National Assembly bill expected to give citizens in Seychelles right to petition for a referendum
Citizens of Seychelles are expected to have the power to push for a referendum by means of a petition, which is the subject of a bill submitted to the National Assembly, a top government official said on Monday.
Attorney General Frank Ally told reporters that the petition would only be legitimate if it is signed by more than 35 percent of registered voters.
“To hold the referendum is a different scenario. It will then be upon the President to decide if the issue is really of national importance to deserve a referendum,” said Ally.
The move to come up with legislation comes after the Seychelles’ President Danny Faure withdrew his letter to the Electoral Commission asking it to organise a referendum for voters to decide if non-residents can vote in elections.
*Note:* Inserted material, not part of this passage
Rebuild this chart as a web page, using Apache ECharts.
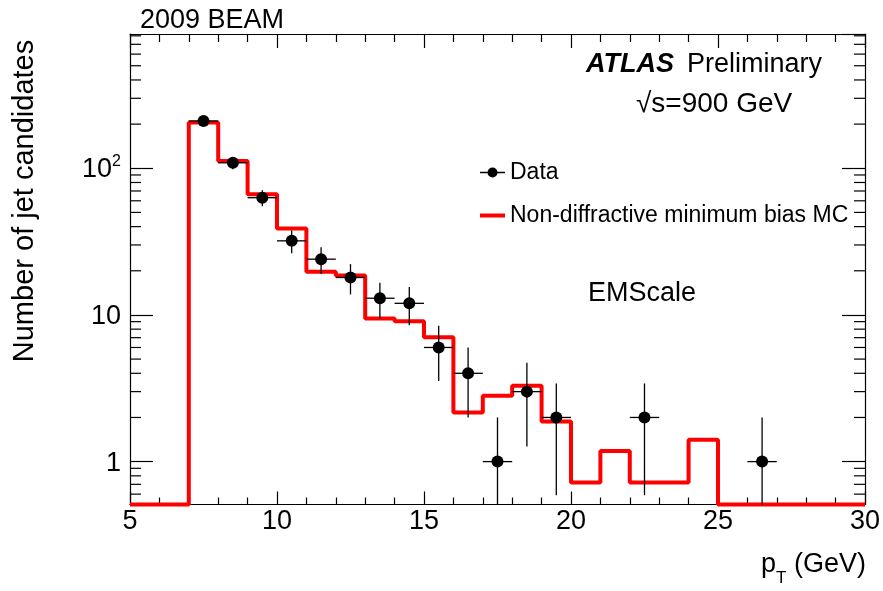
<!DOCTYPE html>
<html>
<head>
<meta charset="utf-8">
<script src="https://cdn.jsdelivr.net/npm/echarts@6/dist/echarts.min.js"></script>
<style>html,body{margin:0;padding:0;background:#fff;}#c{width:883px;height:591px;}</style>
</head>
<body>
<div id="c"></div>
<script>
// ---- data ----
const xMin = 5, xMax = 30;
const yMin = 0.51, yMax = 823;
// MC histogram: bin lower edges (width 1) and contents (0 = empty bin)
const mcBinEdges = [5,6,7,8,9,10,11,12,13,14,15,16,17,18,19,20,21,22,23,24,25,26,27,28,29,30];
const mcValues   = [0,0,205,112,66.5,38.9,19.7,18.6,9.45,9.05,7.05,2.16,2.81,3.29,1.88,0.72,1.18,0.72,0.72,1.41,0,0,0,0,0];
// Data points
const dataX   = [7.5,8.5,9.5,10.5,11.5,12.5,13.5,14.5,15.5,16.5,17.5,18.5,19.5,22.5,26.5];
const dataY   = [210,109,63,32,24,18,13,12,6,4,1,3,2,2,1];
const dataErr = [14.5,10.4,7.9,5.7,4.9,4.2,3.6,3.5,2.45,2.0,1.0,1.73,1.41,1.41,1.0];
const dataXErr = 0.5;
// y-axis minor tick values
const yMinorTicks = [0.6,0.7,0.8,0.9,2,3,4,5,6,7,8,9,20,30,40,50,60,70,80,90,200,300,400,500,600,700,800];

const FONT = 'Liberation Sans';

// build step line points
const mcPoints = mcBinEdges.map((e, i) => {
  const v = i < mcValues.length ? mcValues[i] : mcValues[mcValues.length - 1];
  return [e, v > 0 ? v : yMin];
});
const scatterData = dataX.map((x, i) => [x, dataY[i]]);
const errData = dataX.map((x, i) => [x, dataY[i], dataErr[i]]);

const chart = echarts.init(document.getElementById('c'));
const axisLineStyle = { color: '#000', width: 1.2 };

const option = {
  backgroundColor: '#fff',
  animation: false,
  textStyle: { fontFamily: FONT },
  grid: { left: 130, right: 16, top: 34, bottom: 86.5, containLabel: false },
  xAxis: [{
    type: 'value', min: xMin, max: xMax, interval: 5, position: 'bottom',
    axisLine: { show: true, lineStyle: axisLineStyle },
    axisTick: { show: true, inside: true, length: 13, lineStyle: axisLineStyle },
    minorTick: { show: true, splitNumber: 5, length: 7, lineStyle: axisLineStyle },
    splitLine: { show: false },
    axisLabel: { color: '#000', fontSize: 27, fontFamily: FONT, margin: 4 }
  }, {
    type: 'value', min: xMin, max: xMax, interval: 5, position: 'top',
    axisLine: { show: true, lineStyle: axisLineStyle },
    axisTick: { show: true, inside: true, length: 14, lineStyle: axisLineStyle },
    minorTick: { show: true, splitNumber: 5, length: 8, lineStyle: axisLineStyle },
    splitLine: { show: false },
    axisLabel: { show: false }
  }],
  yAxis: [{
    type: 'log', logBase: 10, min: yMin, max: yMax, position: 'left',
    axisLine: { show: true, lineStyle: axisLineStyle },
    axisTick: { show: true, inside: true, length: 23, lineStyle: axisLineStyle },
    splitLine: { show: false },
    axisLabel: {
      color: '#000', fontFamily: FONT, margin: 9,
      showMinLabel: false, showMaxLabel: false,
      formatter: function (v) {
        const e = Math.log10(v);
        if (Math.abs(e - Math.round(e)) > 1e-6) return '';
        const n = Math.round(e);
        if (n === 0) return '{a|1}';
        if (n === 1) return '{a|10}';
        return '{a|10}{b|' + n + '}';
      },
      rich: {
        a: { fontSize: 27, fontFamily: FONT, color: '#000', lineHeight: 30, verticalAlign: 'bottom' },
        b: { fontSize: 16, fontFamily: FONT, color: '#000', lineHeight: 16, verticalAlign: 'top' }
      }
    }
  }, {
    type: 'log', logBase: 10, min: yMin, max: yMax, position: 'right',
    axisLine: { show: true, lineStyle: axisLineStyle },
    axisTick: { show: true, inside: true, length: 23, lineStyle: axisLineStyle },
    splitLine: { show: false },
    axisLabel: { show: false }
  }],
  legend: {
    orient: 'vertical', left: 475, top: 156,
    itemWidth: 25, itemHeight: 10, itemGap: 20,
    selectedMode: false,
    textStyle: { fontSize: 23, fontFamily: FONT, color: '#000', lineHeight: 22 },
    data: [
      { name: 'Data', icon: 'path://M0,4.3H25V5.7H0Z M7.5,5A5,5 0 1,1 17.5,5A5,5 0 1,1 7.5,5Z',
        itemStyle: { color: '#000', opacity: 1 } },
      { name: 'Non-diffractive minimum bias MC',
        icon: 'path://M0,3H25V7H0Z M0,0H0.01V0.01H0Z M24.99,9.99H25V10H24.99Z',
        itemStyle: { color: '#ff0000', opacity: 1 } }
    ]
  },
  series: [
    {
      name: 'Non-diffractive minimum bias MC', type: 'line', step: 'end',
      data: mcPoints, symbol: 'none', clip: false, z: 3,
      lineStyle: { color: '#ff0000', width: 4 }, itemStyle: { color: '#ff0000' }
    },
    {
      name: 'errbars', type: 'custom', z: 4, silent: true,
      data: errData,
      renderItem: function (params, api) {
        const x = api.value(0), y = api.value(1), err = api.value(2);
        const lo = Math.max(y - err, yMin);
        const hi = y + err;
        const pLo = api.coord([x, lo]);
        const pHi = api.coord([x, hi]);
        const pL = api.coord([x - dataXErr, y]);
        const pR = api.coord([x + dataXErr, y]);
        const st = { stroke: '#000', lineWidth: 1.3 };
        return { type: 'group', children: [
          { type: 'line', shape: { x1: pLo[0], y1: pLo[1], x2: pHi[0], y2: pHi[1] }, style: st },
          { type: 'line', shape: { x1: pL[0], y1: pL[1], x2: pR[0], y2: pR[1] }, style: st }
        ] };
      }
    },
    {
      name: 'Data', type: 'scatter', data: scatterData, symbol: 'circle', symbolSize: 12, z: 5,
      itemStyle: { color: '#000', opacity: 1 }
    },
    {
      name: 'yminor', type: 'custom', silent: true, z: 1,
      data: yMinorTicks.map(v => [xMin, v]),
      renderItem: function (params, api) {
        const v = api.value(1);
        const pL = api.coord([xMin, v]);
        const pR = api.coord([xMax, v]);
        const st = { stroke: '#000', lineWidth: 1.2 };
        return { type: 'group', children: [
          { type: 'line', shape: { x1: pL[0], y1: pL[1], x2: pL[0] + 11, y2: pL[1] }, style: st },
          { type: 'line', shape: { x1: pR[0] - 11, y1: pR[1], x2: pR[0], y2: pR[1] }, style: st }
        ] };
      }
    }
  ],
  graphic: [
    { type: 'text', left: 140, top: 7, style: { text: '2009 BEAM', font: '27px "Liberation Sans"', fill: '#000' } },
    { type: 'text', x: 25, y: 201, rotation: Math.PI / 2,
      style: { text: 'Number of jet candidates', font: '29px "Liberation Sans"', fill: '#000', align: 'center', verticalAlign: 'middle' } },
    { type: 'text', left: 586, top: 51,
      style: { text: '{b|ATLAS}{n|Preliminary}', fill: '#000',
        rich: { b: { fontSize: 27, fontWeight: 'bold', fontStyle: 'italic', fontFamily: FONT },
                n: { fontSize: 27, fontFamily: FONT, padding: [0, 0, 0, 13] } } } },
    { type: 'text', left: 636, top: 90,
      style: { text: '√s=900 GeV', font: '28px "Liberation Sans"', fill: '#000' } },
    { type: 'text', left: 588, top: 280,
      style: { text: 'EMScale', font: '27px "Liberation Sans"', fill: '#000' } },
    { type: 'text', right: 17, top: 551,
      style: { text: '{p|p}{s|T}{p| (GeV)}', fill: '#000',
        rich: { p: { fontSize: 27, fontFamily: FONT, verticalAlign: 'top', lineHeight: 30 }, s: { fontSize: 17, fontFamily: FONT, verticalAlign: 'bottom', lineHeight: 30, padding: [0, 0, -6, 0] } } } }
  ]
};
chart.setOption(option);
</script>
</body>
</html>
Seychelles had a constitutional referendum in 1993 following the amendment of the constitution in 1992 when multiparty democracy was reintroduced. The 1993 Constitution does not allow a Seychellois living abroad to vote in presidential or legislative elections nor in a referendum. A citizen living abroad must reside in a local electoral area for at least three months to able to vote.
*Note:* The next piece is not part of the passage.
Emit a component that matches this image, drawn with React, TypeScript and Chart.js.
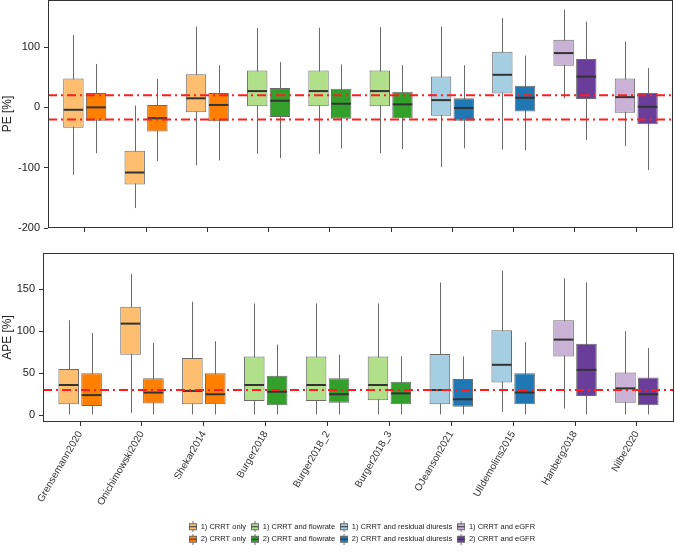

Following mixed responses, the President directed the Attorney General to prepare and draft clear and unambiguous legislation relating to the holding of referenda in Seychelles
“Divergent views and opinions have recently been expressed on whether or not the president under the existing constitutional and legal provisions can refer an issue that the president considers of significant national importance or interest for determination at a referendum. Therefore this bill will address all that,” said Ally.
At present, Seychelles, an archipelago in the western Indian Ocean, has around 30,000 of its citizens living abroad.
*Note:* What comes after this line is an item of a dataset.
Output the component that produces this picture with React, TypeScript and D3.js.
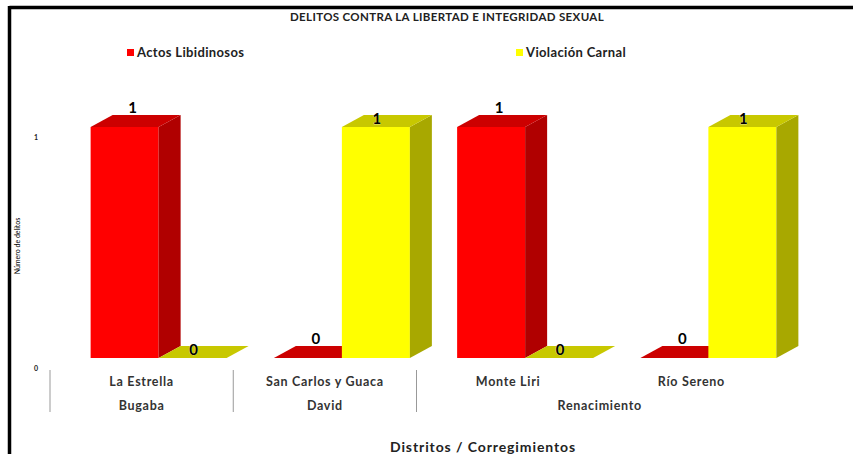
import React from 'react';
import * as d3 from 'd3';

const corregimientos = ['La Estrella', 'San Carlos y Guaca', 'Monte Liri', 'Río Sereno'];
const distritos = ['Bugaba', 'David', 'Renacimiento'];
const distritoDe = ['Bugaba', 'David', 'Renacimiento', 'Renacimiento'];
const seriesNames = ['Actos Libidinosos', 'Violación Carnal'];
const actosLibidinosos = [1, 0, 1, 0];
const violacionCarnal = [0, 1, 0, 1];
const yTicks = [0, 1];

const WIDTH = 853;
const HEIGHT = 454;
const FONT = 'Lato, "Open Sans", sans-serif';

const colors = [
  { front: '#ff0000', side: '#b00000', top: '#cc0000' },
  { front: '#ffff00', side: '#a8a800', top: '#c8c800' },
];

// 3D depth offsets
const DX = 22;
const DY = 12;
const SHIFT = 17;

const App = () => {
  const x = d3.scaleBand<string>().domain(corregimientos).range([50, 783]);
  const y = d3.scaleLinear().domain([0, 1]).range([358, 127]);
  const groupW = 136;
  const inner = d3.scaleBand<string>().domain(seriesNames).range([0, groupW]);
  const values = [actosLibidinosos, violacionCarnal];
  const base = y(0);

  const renderBar = (cat: string, ci: number, si: number) => {
    const v = values[si][ci];
    const x0 = (x(cat) as number) + (x.bandwidth() - groupW) / 2 + SHIFT + (inner(seriesNames[si]) as number);
    const w = inner.bandwidth();
    const x1 = x0 + w;
    const top = y(v);
    const c = colors[si];
    const topPath = d3.path();
    topPath.moveTo(x0, top);
    topPath.lineTo(x0 + DX, top - DY);
    topPath.lineTo(x1 + DX, top - DY);
    topPath.lineTo(x1, top);
    topPath.closePath();
    const sidePath = d3.path();
    sidePath.moveTo(x1, top);
    sidePath.lineTo(x1 + DX, top - DY);
    sidePath.lineTo(x1 + DX, base - DY);
    sidePath.lineTo(x1, base);
    sidePath.closePath();
    const cx = x0 + w / 2;
    const lx = si === 0 ? cx + 8 : cx + 1;
    const ly = si === 0 ? top - 14 : top - 3;
    return (
      <g key={`${cat}-${si}`}>
        {v > 0 && <rect x={x0} y={top} width={w} height={base - top} fill={c.front} />}
        {v > 0 && <path d={sidePath.toString()} fill={c.side} />}
        <path d={topPath.toString()} fill={c.top} />
        <text x={lx} y={ly} textAnchor="middle" fontFamily={FONT} fontWeight="bold" fontSize={15}
          fill="#000" stroke="#fff" strokeWidth={0.4} paintOrder="stroke">{v}</text>
      </g>
    );
  };

  // district spans for second row of axis labels
  const districtSpans = distritos.map((d) => {
    const cats = corregimientos.filter((_, i) => distritoDe[i] === d);
    const start = x(cats[0]) as number;
    const end = (x(cats[cats.length - 1]) as number) + x.bandwidth();
    return { d, start, end };
  });

  return (
    <svg width={WIDTH} height={HEIGHT} style={{ position: 'absolute', left: 0, top: 0, background: '#fff' }}>
      <rect x={0} y={0} width={WIDTH} height={HEIGHT} fill="#fff" />
      <line x1={9.5} y1={7.5} x2={WIDTH} y2={7.5} stroke="#000" strokeWidth={3.5} />
      <line x1={9.5} y1={6} x2={9.5} y2={HEIGHT} stroke="#000" strokeWidth={3.5} />

      <text x={447} y={21} textAnchor="middle" fontFamily={FONT} fontWeight="bold" fontSize={11.5}
        letterSpacing={0.35} fill="#222">
        DELITOS CONTRA LA LIBERTAD E INTEGRIDAD SEXUAL
      </text>

      {seriesNames.map((s, i) => {
        const lx = i === 0 ? 127 : 516;
        return (
          <g key={s}>
            <rect x={lx} y={49} width={7} height={7} fill={colors[i].front} />
            <text x={lx + 10} y={57} fontFamily={FONT} fontWeight="bold" fontSize={13}
              letterSpacing={0.35} fill="#222">{s}</text>
          </g>
        );
      })}

      {yTicks.map((t) => (
        <text key={t} x={36} y={y(t) + 13} textAnchor="middle" fontFamily={FONT} fontWeight="bold" fontSize={7} fill="#222">{t}</text>
      ))}
      <text transform="translate(20,246) rotate(-90)" textAnchor="middle" fontFamily={FONT} fontSize={7} fill="#000">
        Número de delitos
      </text>

      {corregimientos.map((cat, ci) => (
        <g key={cat}>
          {seriesNames.map((_, si) => renderBar(cat, ci, si))}
        </g>
      ))}

      {districtSpans.map((s) => (
        <line key={s.d} x1={s.start} y1={370} x2={s.start} y2={412} stroke="#999" strokeWidth={1} />
      ))}
      {corregimientos.map((cat) => (
        <text key={cat} x={(x(cat) as number) + x.bandwidth() / 2} y={386} textAnchor="middle"
          fontFamily={FONT} fontWeight="bold" fontSize={12.5} letterSpacing={0.7} fill="#333">{cat}</text>
      ))}
      {districtSpans.map((s) => (
        <text key={s.d} x={(s.start + s.end) / 2} y={410} textAnchor="middle"
          fontFamily={FONT} fontWeight="bold" fontSize={12.5} letterSpacing={0.7} fill="#333">{s.d}</text>
      ))}

      <text x={483} y={452} textAnchor="middle" fontFamily={FONT} fontWeight="bold" fontSize={14}
        letterSpacing={0.9} fill="#222">
        Distritos / Corregimientos
      </text>
    </svg>
  );
};

export default App;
The legislature will also clear the existing gap in the law governing referendum and in the manner it is conducted, said Ally.
According to the new proposed bill a referendum shall not be held when the National Assembly is dissolved during the campaign for a presidential or a national assembly election.
Nor shall a referendum be held during a state of emergency, the removal of the president, vice-president, minister or any other person appointed or elected under the Constitution; treaties, agreements or conventions in respect of international relations and any matter that will compromise public order, defence or security of Seychelles.
The legislature also makes provisions for penalties to be given in any case of false or misleading declaration.
“A person who knowingly makes a false or misleading declaration in a petition under this section, commits an offence and is liable on conviction, to a fine not exceeding SCR 100,000 ($7,300) or to imprisonment for a term not exceeding 2 years or to both a fine and imprisonment,” said Ally.